History

United Kingdom
- Name: Dorah
- Owner: 1816:F.J.I. Edwards & Co.; 1819:Alexander & Co.;
- Builder: Chittagong
- Launched: 1816
- Fate: Wrecked 1821

General characteristics
- Tons burthen: 681, or 690, or 695 (bm)
- Notes: Teak-built

= Dorah (1816 ship) =

Dorah was launched at Chittagong in 1816. She sailed between India and Britain under a license from the British East India Company until she wrecked in 1821.

==Career==
Dorah was at Saugor on 1 April 1817. There she took on the headquarters and 300 men of the 66th Regiment of Foot, which was transferring to St Helena. The majority of the regiment travelled on and . Moira and Catherine Griffiths arrived towards the end of June but Dorah was delayed. She had run short of water and had had to put in at Port Louis, Mauritius. She did not arrive at St Helena until 5 July. The regiment disembarked on 18 July. Before she arrived at Port Louis a fire broke out aboard Dorah but the soldiers formed a bucket brigade and quickly extinguished it.

Dorah arrived at Plymouth on 23 September. Captain Edwards, her master, had met Napoleon on St Helena and spent two hours with him. Catherine Griffith, Dorah, and Moira brought with them the 53rd Regiment of Foot, which the 66th had replaced.

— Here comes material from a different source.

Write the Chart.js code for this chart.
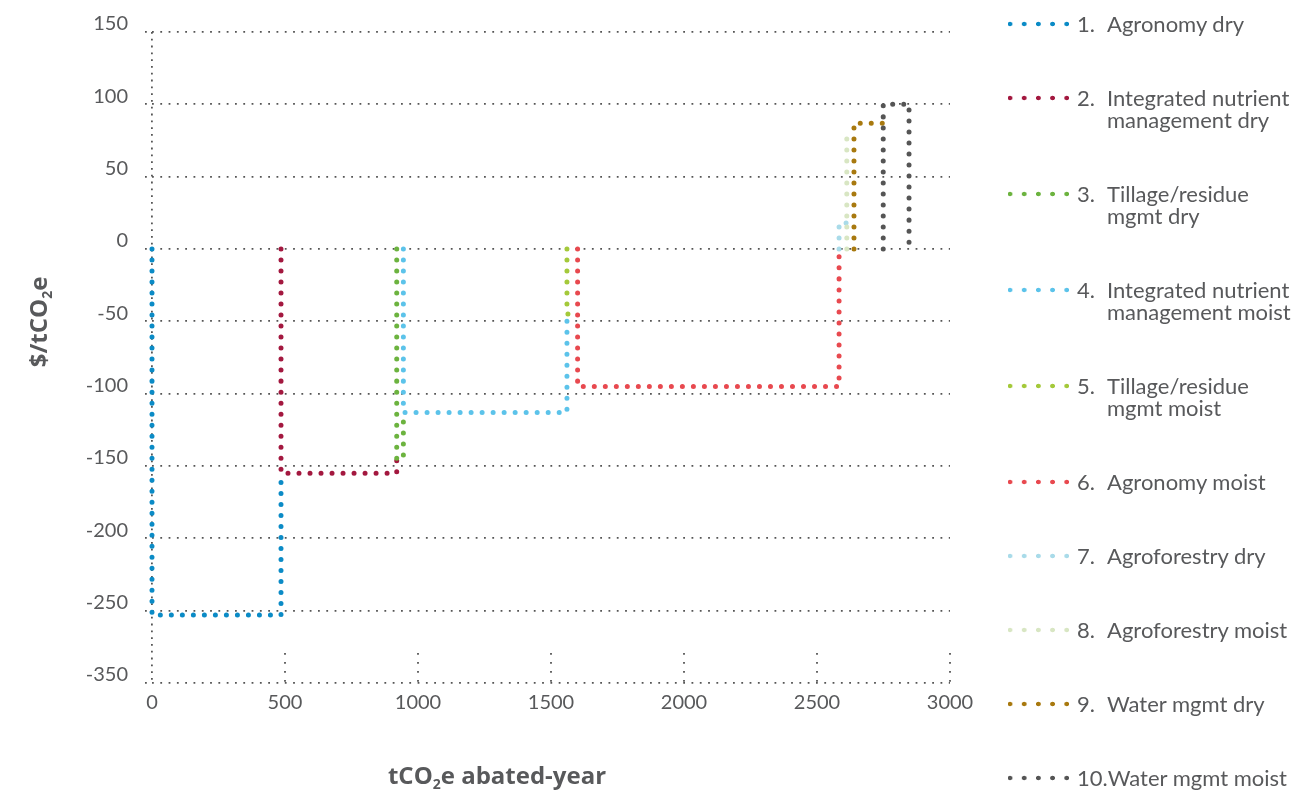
<!DOCTYPE html>
<html>
<head>
<meta charset="utf-8">
<script src="https://cdn.jsdelivr.net/npm/chart.js@4.4.1/dist/chart.umd.min.js"></script>
<style>
  body { margin: 0; background: #fff; font-family: Lato, "Open Sans", sans-serif; }
  #wrap { position: relative; width: 1309px; height: 793px; }
  #legend { position: absolute; left: 1008px; top: 13px; color: #58595b; font-size: 22px; line-height: 22px; }
  .item { display: flex; align-items: flex-start; margin-bottom: 52px; }
  .sample { width: 61px; height: 6px; margin-top: 8px; margin-right: 8px; background-size: 14.2px 6px; background-position: -5.1px 0; background-repeat: repeat-x; }
  .num { min-width: 30px; white-space: nowrap; }
</style>
</head>
<body>
<div id="wrap">
  <canvas id="maccChart"></canvas>
  <div id="legend"></div>
</div>
<script>
const measureNames = [
  'Agronomy dry',
  'Integrated nutrient\nmanagement dry',
  'Tillage/residue\nmgmt dry',
  'Integrated nutrient\nmanagement moist',
  'Tillage/residue\nmgmt moist',
  'Agronomy moist',
  'Agroforestry dry',
  'Agroforestry moist',
  'Water mgmt dry',
  'Water mgmt moist'
];
const abatementStart = [0, 485, 920, 945, 1560, 1600, 2583, 2612, 2639, 2749];
const abatementEnd = [485, 920, 945, 1560, 1600, 2583, 2612, 2639, 2749, 2846];
const costPerTonne = [-253, -155, -145, -113, -45, -95, 18, 77, 87, 100];

const xTickValues = [0, 500, 1000, 1500, 2000, 2500, 3000];
const yTickValues = [150, 100, 50, 0, -50, -100, -150, -200, -250, -300];
const yTickLabels = ['150', '100', '50', '0', '-50', '-100', '-150', '-200', '-250', '-350'];

const measureColors = ['#0b8bc6', '#a3183f', '#6cb33f', '#5cc3ea', '#a4c93a', '#e8494f', '#a9dbe9', '#d8e6c3', '#a8790f', '#555555'];
const textColor = '#58595b';
const gridColor = '#555';

// each measure is a step: up its left side, across at its cost, and down its
// right side only as far as the next step does not already cover it
const datasets = measureNames.map((name, i) => {
  const cost = costPerTonne[i];
  const next = costPerTonne[i + 1];
  let sideEnd = 0;
  if (next !== undefined && Math.sign(next) === Math.sign(cost)) {
    sideEnd = Math.abs(next) < Math.abs(cost) ? next : cost;
  }
  return {
    label: name.replace('\n', ' '),
    data: [
      { x: abatementStart[i], y: 0 },
      { x: abatementStart[i], y: cost },
      { x: abatementEnd[i], y: cost },
      { x: abatementEnd[i], y: sideEnd }
    ],
    showLine: true,
    borderColor: measureColors[i],
    backgroundColor: measureColors[i],
    borderWidth: 5,
    borderDash: [0.01, 11],
    borderCapStyle: 'round',
    borderJoinStyle: 'round',
    pointRadius: 0,
    pointHoverRadius: 0,
    tension: 0,
    fill: false,
    clip: false,
    order: -i
  };
});

function drawSubText(ctx, parts, cx, cy) {
  const big = 'bold 24px "Open Sans", Lato, sans-serif';
  const small = 'bold 14px "Open Sans", Lato, sans-serif';
  let total = 0;
  parts.forEach(p => { ctx.font = p.sub ? small : big; total += ctx.measureText(p.t).width; });
  let x = cx - total / 2;
  parts.forEach(p => {
    ctx.font = p.sub ? small : big;
    ctx.fillText(p.t, x, cy + (p.sub ? 8 : 0));
    x += ctx.measureText(p.t).width;
  });
}

const axisExtras = {
  id: 'axisExtras',
  beforeDatasetsDraw(chart) {
    const ctx = chart.ctx;
    const xs = chart.scales.x;
    const bottom = chart.chartArea.bottom;
    ctx.save();
    ctx.strokeStyle = gridColor;
    ctx.lineWidth = 1.8;
    ctx.setLineDash([1.8, 7.2]);
    xTickValues.slice(1).forEach(v => {
      const px = xs.getPixelForValue(v);
      ctx.beginPath();
      ctx.moveTo(px, bottom - 30);
      ctx.lineTo(px, bottom + 1);
      ctx.stroke();
    });
    ctx.restore();
  },
  afterDraw(chart) {
    const ctx = chart.ctx;
    ctx.save();
    ctx.fillStyle = textColor;
    ctx.textAlign = 'left';
    ctx.textBaseline = 'middle';
    drawSubText(ctx, [{ t: 'tCO' }, { t: '2', sub: true }, { t: 'e abated-year' }], 497, 777);
    ctx.translate(40, 322);
    ctx.rotate(-Math.PI / 2);
    drawSubText(ctx, [{ t: '$/tCO' }, { t: '2', sub: true }, { t: 'e' }], 0, 0);
    ctx.restore();
  }
};

const maccChart = new Chart(document.getElementById('maccChart').getContext('2d'), {
  type: 'scatter',
  data: { datasets: datasets },
  plugins: [axisExtras],
  options: {
    responsive: true,
    maintainAspectRatio: false,
    animation: false,
    layout: { padding: { top: 32, right: 359, bottom: 0, left: 0 } },
    plugins: {
      legend: { display: false },
      tooltip: { enabled: false }
    },
    scales: {
      x: {
        type: 'linear',
        min: 0,
        max: 3000,
        afterBuildTicks: scale => { scale.ticks = xTickValues.map(v => ({ value: v })); },
        afterFit: scale => { scale.height = 110; },
        ticks: {
          color: textColor,
          font: { family: 'Lato', size: 20 },
          padding: 8,
          maxRotation: 0,
          callback: v => String(v)
        },
        grid: {
          color: c => (c.tick && c.tick.value === 0 ? gridColor : 'rgba(0,0,0,0)'),
          lineWidth: 1.8,
          drawTicks: false
        },
        border: { display: false, dash: [1.8, 5] }
      },
      y: {
        type: 'linear',
        min: -300,
        max: 150,
        afterBuildTicks: scale => { scale.ticks = yTickValues.map(v => ({ value: v })); },
        afterFit: scale => { scale.width = 152; },
        ticks: {
          color: textColor,
          font: { family: 'Lato', size: 20 },
          padding: 17,
          labelOffset: -8,
          callback: v => yTickLabels[yTickValues.indexOf(v)]
        },
        grid: {
          color: gridColor,
          lineWidth: 1.8,
          drawTicks: true,
          tickLength: 7,
          tickColor: gridColor,
          tickWidth: 1.8,
          tickBorderDash: [1.8, 6.5]
        },
        border: { display: false, dash: [1.8, 6.5] }
      }
    }
  }
});

// legend built from the same names and colours
const legendEl = document.getElementById('legend');
measureNames.forEach((name, i) => {
  const item = document.createElement('div');
  item.className = 'item';
  const color = measureColors[i];
  item.innerHTML = `
    <span class="sample" style="background-image: radial-gradient(circle, ${color} 0, ${color} 2.1px, rgba(255,255,255,0) 2.6px);"></span>
    <span class="num">${i + 1}.</span>
    <span class="text">${name.split('\n').join('<br>')}</span>
  `;
  legendEl.appendChild(item);
});
</script>
</body>
</html>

Dorah, Edwards, master, J. Edwards, owner, sailed from Plymouth back to Calcutta.

On 5 March 1820 Dorah, Aikin, master, put into Mauritius. She had been sailing from Bengal when she was caught in a gale and had to throw 500 bags of rice overboard.

==Fate==
Dorah, Aikin, master, was wrecked on 4 January 1821 at Table Bay in a hurricane. Her crew was saved.